The options extend to metering and focusing controls as well. I am a big fan of center-weighted metering and exposure lock as a way to expose digital images, and Nikon has of course included this as an option, along with their vaunted 3D Color Matrix and the sometimes useful Spot option. Plus there's the usual exposure modes and flash controls, including all the sync options and i-TTL flash exposure control. The Multi-CAM 1000 focus detector is swift and accurate, made more so by the three focusing modes and 11 focusing targets, with wide focus available in seven targets.

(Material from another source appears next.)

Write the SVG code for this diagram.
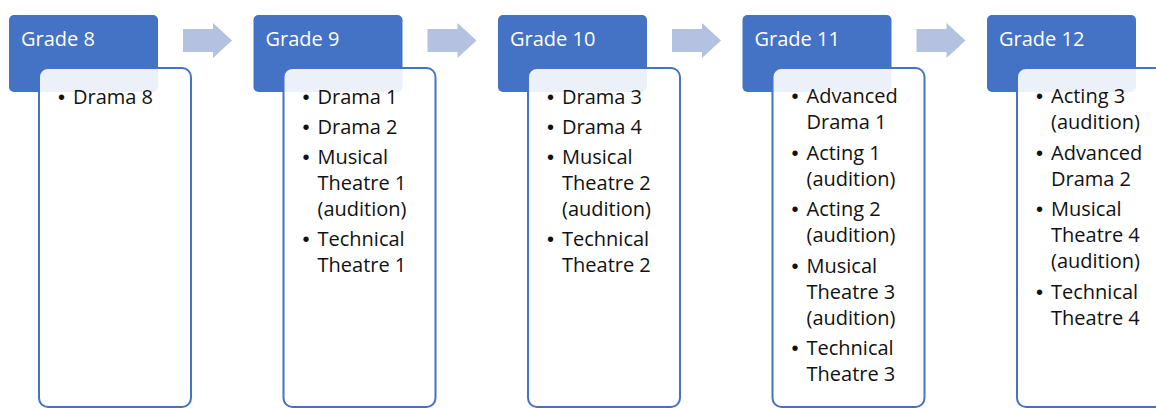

In short, the D200 is everything you might want it to be and includes just
about every imaging option known to man. And, just for fun, Nikon has thrown
in a multi-exposure (on a single frame) and in camera imaging composite function
as well. Plus there are all sorts of wireless options, including i-TTL wireless
flash control built into the camera and wireless image transfer, with a coming
WT-3 Wireless Transmitter.
In The Field
I photographed with the D200 under various lighting conditions, with an emphasis on low light and high ISO settings, more and more my preference when working with a digital SLR. Having grown up in an era when high-speed films got increasingly better, digital SLRs trump those advances and make high-speed shooting even more fruitful. In addition, I worked with the supplied Nikon AF-S DX VR Zoom-Nikkor 18-200mm f/3.5-5.6G IF-ED lens, which, while not the fastest zoom on the market, made low-light shooting even more attractive. Indeed, this is a camera made for use with a VR lens, and I can see that the 18-200mm should be an essential lens for any travel kit.
One very positive aspect of the D200 is the ease with which you can move through operational changes in the field without delving too deeply, or at all, in the LCD menu. Just about every control required is on the camera body, and while the buttons are legion I quickly learned which did what and found that I could easily shift metering pattern, exposure mode, resolution, exposure compensation, ISO changes, etc.
As expected from a Nikon, and delivered in this camera, the 3D Color Matrix
meter was dead-on, even in challenging lighting situations. Focusing was as
fast as you could desire, especially in low light, and color balance in Auto
White Balance even surprised me in how accurate it could be, even under the
ugliest of ambient light, fluorescents. The LCD was extremely visible and handy
and menu items were quite readable even in bright daylight, as was image playback.
I used Single and Continuous shooting mode, and there was no shutter lag and
writing to card, even in bracketed bursts with flash, when using the supplied
Lexar WA 80x CompactFlash card.
I shot mostly in raw+Normal JPEG mode, and opened the raw using Adobe's Photoshop CS2 Bridge with the Camera Raw Version 3.3 update. The 12-bit raw files, either in CS2 or Nikon's Capture Version 4.4 software, showed me why raw is the way to go with digital SLRs in general and this camera in particular. Not that there's anything wrong with JPEGs; it's just that the raw brings the full potential of this camera to the fore in sharpness, contrast, and in the incredible range of color and tonality.
I'll let the pictures and captions tell the rest of the tale. Priced at about $1700, the D200 will appeal to those who want one of the best and most useable digital SLRs today, but want to experience pro build and handling without paying the higher price tag of pro-level cameras. At 10+ megapixels it certainly delivers the imaging power for enlargements and even radical crops on 8x10 prints. With more built-in imaging options than one could ever use or imagine, there isn't much the D200 can't handle.